In the flood of bank takeovers in the 1990s, it has been common for investors to get premiums of 20% to 30% and sometimes more. But lately, premiums in many deals have been meager to nonexistent.
Take Wells Fargo. Its stock closed Friday at $363.25. The deal calls for each Wells shareholder to receive 10 Norwest shares for every Wells share.
Based on Friday's closing prices of the two banks, Wells Fargo (ticker symbol: WFC) shareholders were set to receive a 9.3% premium. That's calculated by taking Norwest's $39.69 close on Friday and multiplying by 10 to get $396.90. That figure is 9.3% higher than the $363.25 at which Wells closed.
But Norwest's (NOB) stock fell $2.88 Monday to $36.81. Multiplying that number by 10 leaves $368.10. That's only a 1.3% premium over Wells' close on Friday. The actual premium will depend on the stock prices when the deal closes, expected in about four months.
Other recent deals, including Banc One's (ONE) bid for First Chicago (FCN), have had similarly small premiums. In some cases, in fact, banks have bought competitors for less than their market values. That means there is a discount rather than a premium, and investors who own the targets are actually losing money in the deals.
All that is dawning on investors. The Philadelphia Stock Exchange/Keefe, Bruyette & Woods bank-stock index rose a paltry 0.8% on Monday.
"They're up, but they didn't rocket," said James Schmidt, manager of the John Hancock Regional Bank fund.
Premiums have shriveled for several reasons, but the most obvious is that share prices of many would-be targets have been bid up to such heights that acquirers aren't willing to pay much more.
Rob Sharps, a bank-stock analyst for T. Rowe Price mutual funds, says several mid-size U.S. banks are likely takeover candidates. But they might not fetch the lofty premiums some investors are hoping for.
"There are a lot of pockets [in the country] that are relatively unconsolidated," Sharps said. "The problem is those companies are expensive."
Norwest's stock fell Monday in part because investors question how the two companies will work together. Their corporate cultures and operating styles are different, analysts say.
What's more, the deal doesn't call for a lot of cutbacks. In past mergers, especially when the two companies operated in the same region, the acquirer could promise extensive cost-cutting. That made it much easier for the merged company to meet its earnings projections. To satisfy estimates, Wells and Norwest must achieve the bigger challenge of increasing revenue. "There's a greater degree of uncertainty," Sharps said.
Now that Wells is out of the game, the focus of mergers among larger banks may shift away from California, some observers say.
John Hancock's Schmidt believes Summit Bancorp (SUB), Firstar (FSR), KeyCorp (KEY) and Mercantile (MTL) are potential takeover candidates. Though large, they aren't big enough to compete against the new behemoths, Schmidt said. They're also not so small as to be community banks, which aren't coveted by competitors.
"They're big enough to matter . . . yet not small enough to be survivors on their own," he said.

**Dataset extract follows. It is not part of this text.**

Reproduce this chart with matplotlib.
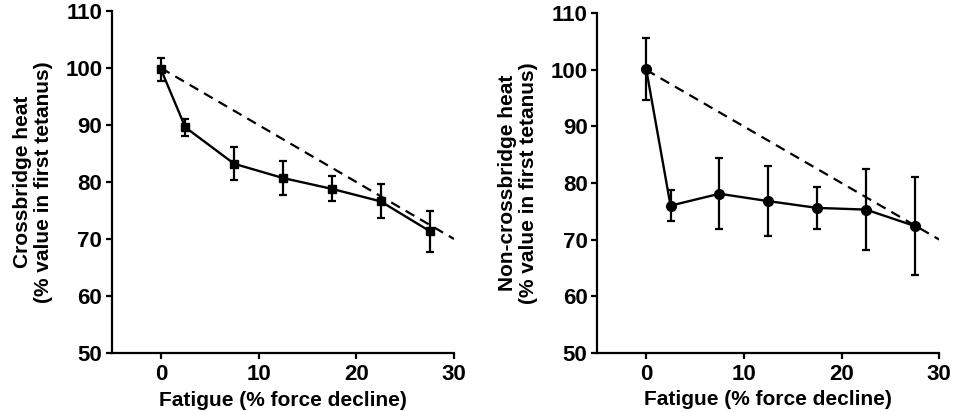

Schmidt also thinks Fleet Financial (FLT), BankBoston (BKB), Mellon (MEL) and Bank of New York (BK) could be taken over.
For the past several weeks, Wall Street was convinced that U.S. Bancorp (USB) would buy Wells. Now that it isn't, speculation rose Monday that the company and its high-profile chief executive, John F. Grundhofer, will make a deal with another company.
As for California, some analysts consider Beverly Hills-based City National (CYN) a prime takeover candidate. Seattle-based Washington Mutual (WAMU), which lately has gobbled up California thrifts Great Western and H.F. Ahmanson, may be coveted by a bank that's eager to enter California. However, its hefty $17.9-billion market capitalization makes Washington Mutual a less likely target.
Among smaller California banks, analysts expect the merger wave to roll on. Compared with other states, California still is relatively unconsolidated.
"I think we're still early on in California," Schmidt said. "There are so many banks in California [that] there are probably years of mergers ahead."